This is not a chapter update this is a message that I need to say to everyone

I usually don't do these because I usually don't care and I try not to snoop to this kind of level but this needs to be said

To everyone who keeps calling me a fag and who keeps telling me to go kill myself it doesn't offend me but it needs to stop

Let me tell you a little something of who I am

My name is Jonathan Dunne and I'm 17 years old.

First off I'm not even gay, I'm actually 100% straight and I have a girlfriend who I love so damn much. I'm also a Christian so I've read that line in bible verses where it says stuff like "If a man lies with a male as with a woman, both of them have committed an abomination; they shall surely be put to death; their blood is upon them"

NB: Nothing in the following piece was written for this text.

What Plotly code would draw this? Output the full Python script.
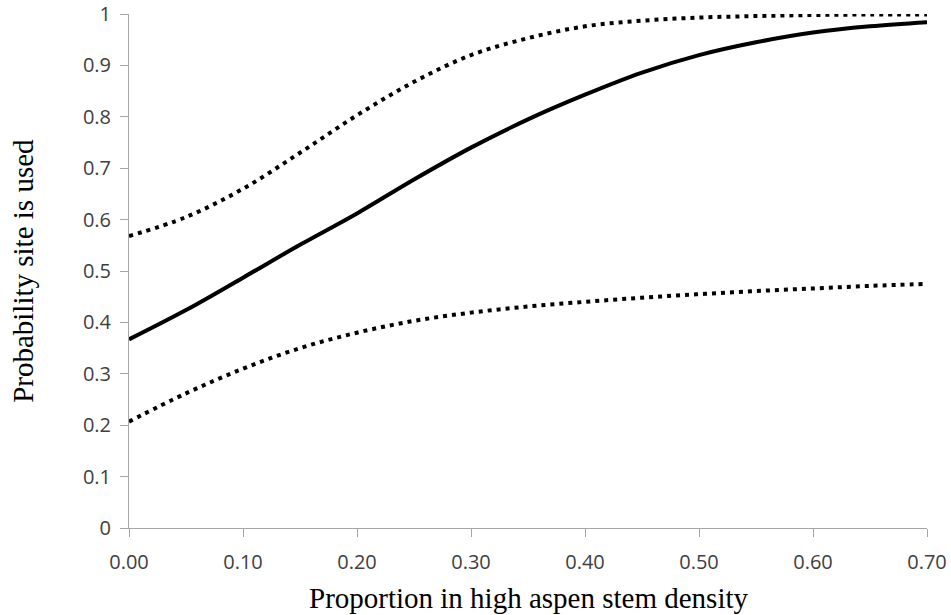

So am I against homosexuality? I'm in between because it is true that the bible does say it's a sin but guess what to me it doesn't matter if your gay because I have friends who are gay and just because their gay doesn't change who they are in they are as a person or in their heart. I do not hate anybody who is gay even if my religion says it is a sin I would never hate someone I don't even know just because their gay or insult them by calling them a fag or a queer, because that's not right

Also if your telling people to go kill themselves then you honestly don't have a fucking heart. People over the internet don't seem to get how serious ending your own life is. There are so many people who go through depression and want to kill themselves everyday, and I'm not just talking about the typical High School drama I wanna kill myself, there are adults who go through serious struggles and want to kill themselves. Anyone remember Robin Williams? He committed suicide

I have also wanted to kill myself before. I use to be really fat as a kid and I got called 'fatty' and 'tubby' and it hurt me deep. My dad died when I was 11 and he was the only person who understood me at the time and I didn't have any friends. I also have life threatening seizures that could kill me at any moment, I could die right now while typing this. There's a whole fucking list but I've made so many friends and I've also found God and they tell me every day, especially on days where I feel like shit that life is worth living.

So to my 2 favorite reviewers on this story Hanmac giselleavellaneda09 thank you for being so supportive, I'm so happy you like my story and I'm happy for all the happy vibes you two send out on this story

As for the haters, you're probably not even going to see this because you'll just read the first chapter and call me a fag and tell me to go kill myself, you all need to think about how your words can effect somebody deep inside and you need to grow a heart and stop telling people to go kill themselves. Life is valuable and it shouldn't be wasted

That's all I have to say, I hope that if anybody needed this message I hope it helped you and I hope this message got you haters thinking.

I will post the next chapter as fast as I can but until then thanks for reading.